** BRIEF **
Transcribe the whole listing below without changing a word, but leave out every image.

** DATA SHOWN **
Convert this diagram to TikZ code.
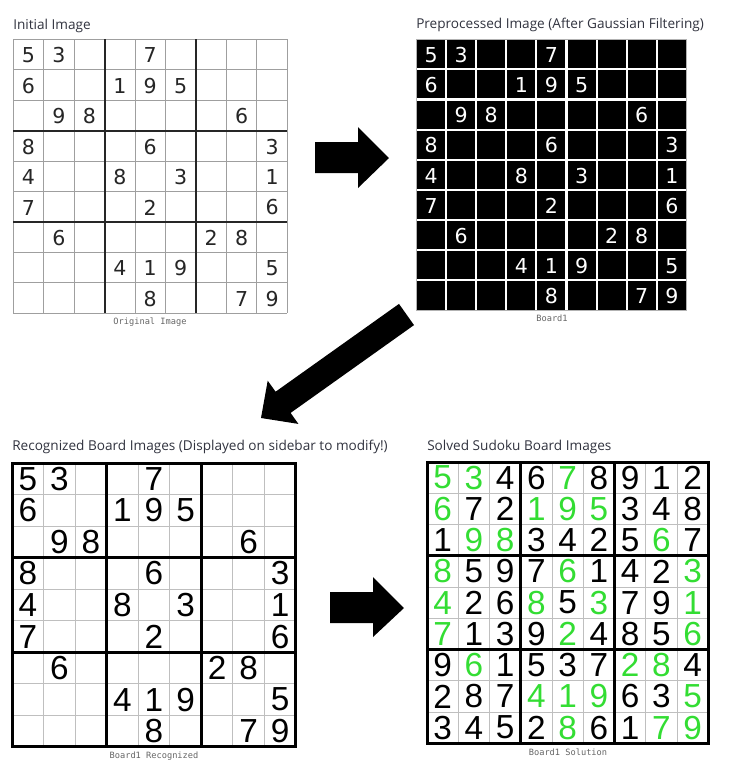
\documentclass[tikz,border=0pt]{standalone}
\usepackage{fontspec}
\setmainfont{Open Sans}
\newfontfamily\digA{DejaVu Sans}
\newfontfamily\digB{Liberation Sans}
\newfontfamily\capfont{DejaVu Sans Mono}
\definecolor{titlecol}{HTML}{31333F}
\definecolor{capcol}{HTML}{666666}
\definecolor{solg}{HTML}{33DD33}
\definecolor{solk}{HTML}{000000}
\tikzset{
  titletext/.style={anchor=base west,inner sep=0,text=titlecol,font=\fontsize{10.2}{11}\selectfont},
  captext/.style={anchor=base,inner sep=0,text=capcol,font=\capfont\fontsize{6.5}{7}\selectfont},
  digitA/.style={inner sep=0,font=\digA\fontsize{15.4}{16}\selectfont},
  digitB/.style={inner sep=0,font=\digB\fontsize{25}{25}\selectfont},
  thingray/.style={draw=gray!75,line width=0.75pt},
  thickdark/.style={draw=black!85,line width=1.5pt},
  thinlight/.style={draw=gray!50,line width=0.75pt},
  thickblack/.style={draw=black,line width=1.9pt},
  blockarrow/.style={fill=black,draw=none},
}
\begin{document}
\begin{tikzpicture}[x=0.75pt,y=-0.75pt]
\useasboundingbox (0,0) rectangle (730,779);
\fill[white] (0,0) rectangle (730,779);

% ---------- titles ----------
\node[titletext] (t1) at (13,29.3) {Initial Image};
\node[titletext] (t2) at (416,28.5) {Preprocessed Image (After Gaussian Filtering)};
\node[titletext] (t3) at (12,450.5) {Recognized Board Images (Displayed on sidebar to modify!)};
\node[titletext] (t4) at (427,450) {Solved Sudoku Board Images};

% ---------- captions ----------
\node[captext] (c1) at (150,324) {Original Image};
\node[captext] (c2) at (552,321) {Board1};
\node[captext] (c3) at (154,758) {Board1 Recognized};
\node[captext] (c4) at (568,755) {Board1 Solution};

% ---------- board 1: original ----------
\begin{scope}[shift={(13.3,39.3)}]
\def\s{30.44}
\foreach \i in {0,...,9} {
  \draw[thingray] (\i*\s,0) -- (\i*\s,9*\s);
  \draw[thingray] (0,\i*\s) -- (9*\s,\i*\s);
}
\foreach \i in {3,6} {
  \draw[thickdark] (\i*\s,0) -- (\i*\s,9*\s);
  \draw[thickdark] (0,\i*\s) -- (9*\s,\i*\s);
}
\foreach \row [count=\r] in {{5,3,0,0,7,0,0,0,0},{6,0,0,1,9,5,0,0,0},{0,9,8,0,0,0,0,6,0},{8,0,0,0,6,0,0,0,3},{4,0,0,8,0,3,0,0,1},{7,0,0,0,2,0,0,0,6},{0,6,0,0,0,0,2,8,0},{0,0,0,4,1,9,0,0,5},{0,0,0,0,8,0,0,7,9}} {
  \foreach \d [count=\c] in \row {
    \ifnum\d>0 \node[digitA,text=black!85] (a-\r-\c) at ({(\c-0.5)*\s},{(\r-0.5)*\s+0.8}) {\d}; \fi
  }
}
\end{scope}

% ---------- board 2: preprocessed ----------
\begin{scope}[shift={(416,39.3)}]
\def\s{30.1}
\fill[black] (0,0) rectangle (9*\s,9*\s);
\foreach \i in {1,...,8} {
  \draw[white,line width=1.6pt] (\i*\s,0) -- (\i*\s,9*\s);
  \draw[white,line width=1.6pt] (0,\i*\s) -- (9*\s,\i*\s);
}
\draw[gray!60,line width=0.75pt] (0,0) rectangle (9*\s,9*\s);
\foreach \row [count=\r] in {{5,3,0,0,7,0,0,0,0},{6,0,0,1,9,5,0,0,0},{0,9,8,0,0,0,0,6,0},{8,0,0,0,6,0,0,0,3},{4,0,0,8,0,3,0,0,1},{7,0,0,0,2,0,0,0,6},{0,6,0,0,0,0,2,8,0},{0,0,0,4,1,9,0,0,5},{0,0,0,0,8,0,0,7,9}} {
  \foreach \d [count=\c] in \row {
    \ifnum\d>0 \node[digitA,text=white] (p-\r-\c) at ({(\c-0.5)*\s},{(\r-0.5)*\s+0.8}) {\d}; \fi
  }
}
\end{scope}

% ---------- board 3: recognized ----------
\begin{scope}[shift={(12,463)}]
\def\s{31.55}
\foreach \i in {1,2,4,5,7,8} {
  \draw[thinlight] (\i*\s,0) -- (\i*\s,9*\s);
  \draw[thinlight] (0,\i*\s) -- (9*\s,\i*\s);
}
\foreach \i in {3,6} {
  \draw[thickblack] (\i*\s,0) -- (\i*\s,9*\s);
  \draw[thickblack] (0,\i*\s) -- (9*\s,\i*\s);
}
\draw[black,line width=2.25pt] (0,0) rectangle (9*\s,9*\s);
\foreach \row [count=\r] in {{5,3,0,0,7,0,0,0,0},{6,0,0,1,9,5,0,0,0},{0,9,8,0,0,0,0,6,0},{8,0,0,0,6,0,0,0,3},{4,0,0,8,0,3,0,0,1},{7,0,0,0,2,0,0,0,6},{0,6,0,0,0,0,2,8,0},{0,0,0,4,1,9,0,0,5},{0,0,0,0,8,0,0,7,9}} {
  \foreach \d [count=\c] in \row {
    \ifnum\d>0 \node[digitB,text=black] (r-\r-\c) at ({(\c-0.5)*\s},{(\r-0.5)*\s}) {\d}; \fi
  }
}
\end{scope}

% ---------- board 4: solution ----------
\begin{scope}[shift={(427,462)}]
\def\s{31.25}
\foreach \i in {1,2,4,5,7,8} {
  \draw[thinlight] (\i*\s,0) -- (\i*\s,9*\s);
  \draw[thinlight] (0,\i*\s) -- (9*\s,\i*\s);
}
\foreach \i in {3,6} {
  \draw[thickblack] (\i*\s,0) -- (\i*\s,9*\s);
  \draw[thickblack] (0,\i*\s) -- (9*\s,\i*\s);
}
\draw[black,line width=2.25pt] (0,0) rectangle (9*\s,9*\s);
\foreach \row [count=\r] in {
 {solg/5,solg/3,solk/4,solk/6,solg/7,solk/8,solk/9,solk/1,solk/2},
 {solg/6,solk/7,solk/2,solg/1,solg/9,solg/5,solk/3,solk/4,solk/8},
 {solk/1,solg/9,solg/8,solk/3,solk/4,solk/2,solk/5,solg/6,solk/7},
 {solg/8,solk/5,solk/9,solk/7,solg/6,solk/1,solk/4,solk/2,solg/3},
 {solg/4,solk/2,solk/6,solg/8,solk/5,solg/3,solk/7,solk/9,solg/1},
 {solg/7,solk/1,solk/3,solk/9,solg/2,solk/4,solk/8,solk/5,solg/6},
 {solk/9,solg/6,solk/1,solk/5,solk/3,solk/7,solg/2,solg/8,solk/4},
 {solk/2,solk/8,solk/7,solg/4,solg/1,solg/9,solk/6,solk/3,solg/5},
 {solk/3,solk/4,solk/5,solk/2,solg/8,solk/6,solk/1,solg/7,solg/9}} {
  \foreach \cl/\d [count=\c] in \row {
    \node[digitB,text=\cl] (s-\r-\c) at ({(\c-0.5)*\s},{(\r-0.5)*\s}) {\d};
  }
}
\end{scope}

% ---------- block arrows ----------
\fill[blockarrow] (315,142) -- (358,142) -- (358,127) -- (389,158) -- (358,188) -- (358,173) -- (315,173) -- cycle;
\fill[blockarrow] (414.0,325.1) -- (290.6,412.9) -- (298.4,423.9) -- (261,418) -- (267.7,380.7) -- (275.6,391.7) -- (399.0,303.9) -- cycle;
\fill[blockarrow] (330,592) -- (373,592) -- (373,577) -- (404,608) -- (373,637) -- (373,623) -- (330,623) -- cycle;
\end{tikzpicture}
\end{document}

** TASK ANSWER **
Convert this diagram to TikZ code.
\documentclass[tikz,border=0pt]{standalone}
\usepackage{fontspec}
\setmainfont{Open Sans}
\newfontfamily\digA{DejaVu Sans}
\newfontfamily\digB{Liberation Sans}
\newfontfamily\capfont{DejaVu Sans Mono}
\definecolor{titlecol}{HTML}{31333F}
\definecolor{capcol}{HTML}{666666}
\definecolor{solg}{HTML}{33DD33}
\definecolor{solk}{HTML}{000000}
\tikzset{
  titletext/.style={anchor=base west,inner sep=0,text=titlecol,font=\fontsize{10.2}{11}\selectfont},
  captext/.style={anchor=base,inner sep=0,text=capcol,font=\capfont\fontsize{6.5}{7}\selectfont},
  digitA/.style={inner sep=0,font=\digA\fontsize{15.4}{16}\selectfont},
  digitB/.style={inner sep=0,font=\digB\fontsize{25}{25}\selectfont},
  thingray/.style={draw=gray!75,line width=0.75pt},
  thickdark/.style={draw=black!85,line width=1.5pt},
  thinlight/.style={draw=gray!50,line width=0.75pt},
  thickblack/.style={draw=black,line width=1.9pt},
  blockarrow/.style={fill=black,draw=none},
}
\begin{document}
\begin{tikzpicture}[x=0.75pt,y=-0.75pt]
\useasboundingbox (0,0) rectangle (730,779);
\fill[white] (0,0) rectangle (730,779);

% ---------- titles ----------
\node[titletext] (t1) at (13,29.3) {Initial Image};
\node[titletext] (t2) at (416,28.5) {Preprocessed Image (After Gaussian Filtering)};
\node[titletext] (t3) at (12,450.5) {Recognized Board Images (Displayed on sidebar to modify!)};
\node[titletext] (t4) at (427,450) {Solved Sudoku Board Images};

% ---------- captions ----------
\node[captext] (c1) at (150,324) {Original Image};
\node[captext] (c2) at (552,321) {Board1};
\node[captext] (c3) at (154,758) {Board1 Recognized};
\node[captext] (c4) at (568,755) {Board1 Solution};

% ---------- board 1: original ----------
\begin{scope}[shift={(13.3,39.3)}]
\def\s{30.44}
\foreach \i in {0,...,9} {
  \draw[thingray] (\i*\s,0) -- (\i*\s,9*\s);
  \draw[thingray] (0,\i*\s) -- (9*\s,\i*\s);
}
\foreach \i in {3,6} {
  \draw[thickdark] (\i*\s,0) -- (\i*\s,9*\s);
  \draw[thickdark] (0,\i*\s) -- (9*\s,\i*\s);
}
\foreach \row [count=\r] in {{5,3,0,0,7,0,0,0,0},{6,0,0,1,9,5,0,0,0},{0,9,8,0,0,0,0,6,0},{8,0,0,0,6,0,0,0,3},{4,0,0,8,0,3,0,0,1},{7,0,0,0,2,0,0,0,6},{0,6,0,0,0,0,2,8,0},{0,0,0,4,1,9,0,0,5},{0,0,0,0,8,0,0,7,9}} {
  \foreach \d [count=\c] in \row {
    \ifnum\d>0 \node[digitA,text=black!85] (a-\r-\c) at ({(\c-0.5)*\s},{(\r-0.5)*\s+0.8}) {\d}; \fi
  }
}
\end{scope}

% ---------- board 2: preprocessed ----------
\begin{scope}[shift={(416,39.3)}]
\def\s{30.1}
\fill[black] (0,0) rectangle (9*\s,9*\s);
\foreach \i in {1,...,8} {
  \draw[white,line width=1.6pt] (\i*\s,0) -- (\i*\s,9*\s);
  \draw[white,line width=1.6pt] (0,\i*\s) -- (9*\s,\i*\s);
}
\draw[gray!60,line width=0.75pt] (0,0) rectangle (9*\s,9*\s);
\foreach \row [count=\r] in {{5,3,0,0,7,0,0,0,0},{6,0,0,1,9,5,0,0,0},{0,9,8,0,0,0,0,6,0},{8,0,0,0,6,0,0,0,3},{4,0,0,8,0,3,0,0,1},{7,0,0,0,2,0,0,0,6},{0,6,0,0,0,0,2,8,0},{0,0,0,4,1,9,0,0,5},{0,0,0,0,8,0,0,7,9}} {
  \foreach \d [count=\c] in \row {
    \ifnum\d>0 \node[digitA,text=white] (p-\r-\c) at ({(\c-0.5)*\s},{(\r-0.5)*\s+0.8}) {\d}; \fi
  }
}
\end{scope}

% ---------- board 3: recognized ----------
\begin{scope}[shift={(12,463)}]
\def\s{31.55}
\foreach \i in {1,2,4,5,7,8} {
  \draw[thinlight] (\i*\s,0) -- (\i*\s,9*\s);
  \draw[thinlight] (0,\i*\s) -- (9*\s,\i*\s);
}
\foreach \i in {3,6} {
  \draw[thickblack] (\i*\s,0) -- (\i*\s,9*\s);
  \draw[thickblack] (0,\i*\s) -- (9*\s,\i*\s);
}
\draw[black,line width=2.25pt] (0,0) rectangle (9*\s,9*\s);
\foreach \row [count=\r] in {{5,3,0,0,7,0,0,0,0},{6,0,0,1,9,5,0,0,0},{0,9,8,0,0,0,0,6,0},{8,0,0,0,6,0,0,0,3},{4,0,0,8,0,3,0,0,1},{7,0,0,0,2,0,0,0,6},{0,6,0,0,0,0,2,8,0},{0,0,0,4,1,9,0,0,5},{0,0,0,0,8,0,0,7,9}} {
  \foreach \d [count=\c] in \row {
    \ifnum\d>0 \node[digitB,text=black] (r-\r-\c) at ({(\c-0.5)*\s},{(\r-0.5)*\s}) {\d}; \fi
  }
}
\end{scope}

% ---------- board 4: solution ----------
\begin{scope}[shift={(427,462)}]
\def\s{31.25}
\foreach \i in {1,2,4,5,7,8} {
  \draw[thinlight] (\i*\s,0) -- (\i*\s,9*\s);
  \draw[thinlight] (0,\i*\s) -- (9*\s,\i*\s);
}
\foreach \i in {3,6} {
  \draw[thickblack] (\i*\s,0) -- (\i*\s,9*\s);
  \draw[thickblack] (0,\i*\s) -- (9*\s,\i*\s);
}
\draw[black,line width=2.25pt] (0,0) rectangle (9*\s,9*\s);
\foreach \row [count=\r] in {
 {solg/5,solg/3,solk/4,solk/6,solg/7,solk/8,solk/9,solk/1,solk/2},
 {solg/6,solk/7,solk/2,solg/1,solg/9,solg/5,solk/3,solk/4,solk/8},
 {solk/1,solg/9,solg/8,solk/3,solk/4,solk/2,solk/5,solg/6,solk/7},
 {solg/8,solk/5,solk/9,solk/7,solg/6,solk/1,solk/4,solk/2,solg/3},
 {solg/4,solk/2,solk/6,solg/8,solk/5,solg/3,solk/7,solk/9,solg/1},
 {solg/7,solk/1,solk/3,solk/9,solg/2,solk/4,solk/8,solk/5,solg/6},
 {solk/9,solg/6,solk/1,solk/5,solk/3,solk/7,solg/2,solg/8,solk/4},
 {solk/2,solk/8,solk/7,solg/4,solg/1,solg/9,solk/6,solk/3,solg/5},
 {solk/3,solk/4,solk/5,solk/2,solg/8,solk/6,solk/1,solg/7,solg/9}} {
  \foreach \cl/\d [count=\c] in \row {
    \node[digitB,text=\cl] (s-\r-\c) at ({(\c-0.5)*\s},{(\r-0.5)*\s}) {\d};
  }
}
\end{scope}

% ---------- block arrows ----------
\fill[blockarrow] (315,142) -- (358,142) -- (358,127) -- (389,158) -- (358,188) -- (358,173) -- (315,173) -- cycle;
\fill[blockarrow] (414.0,325.1) -- (290.6,412.9) -- (298.4,423.9) -- (261,418) -- (267.7,380.7) -- (275.6,391.7) -- (399.0,303.9) -- cycle;
\fill[blockarrow] (330,592) -- (373,592) -- (373,577) -- (404,608) -- (373,637) -- (373,623) -- (330,623) -- cycle;
\end{tikzpicture}
\end{document}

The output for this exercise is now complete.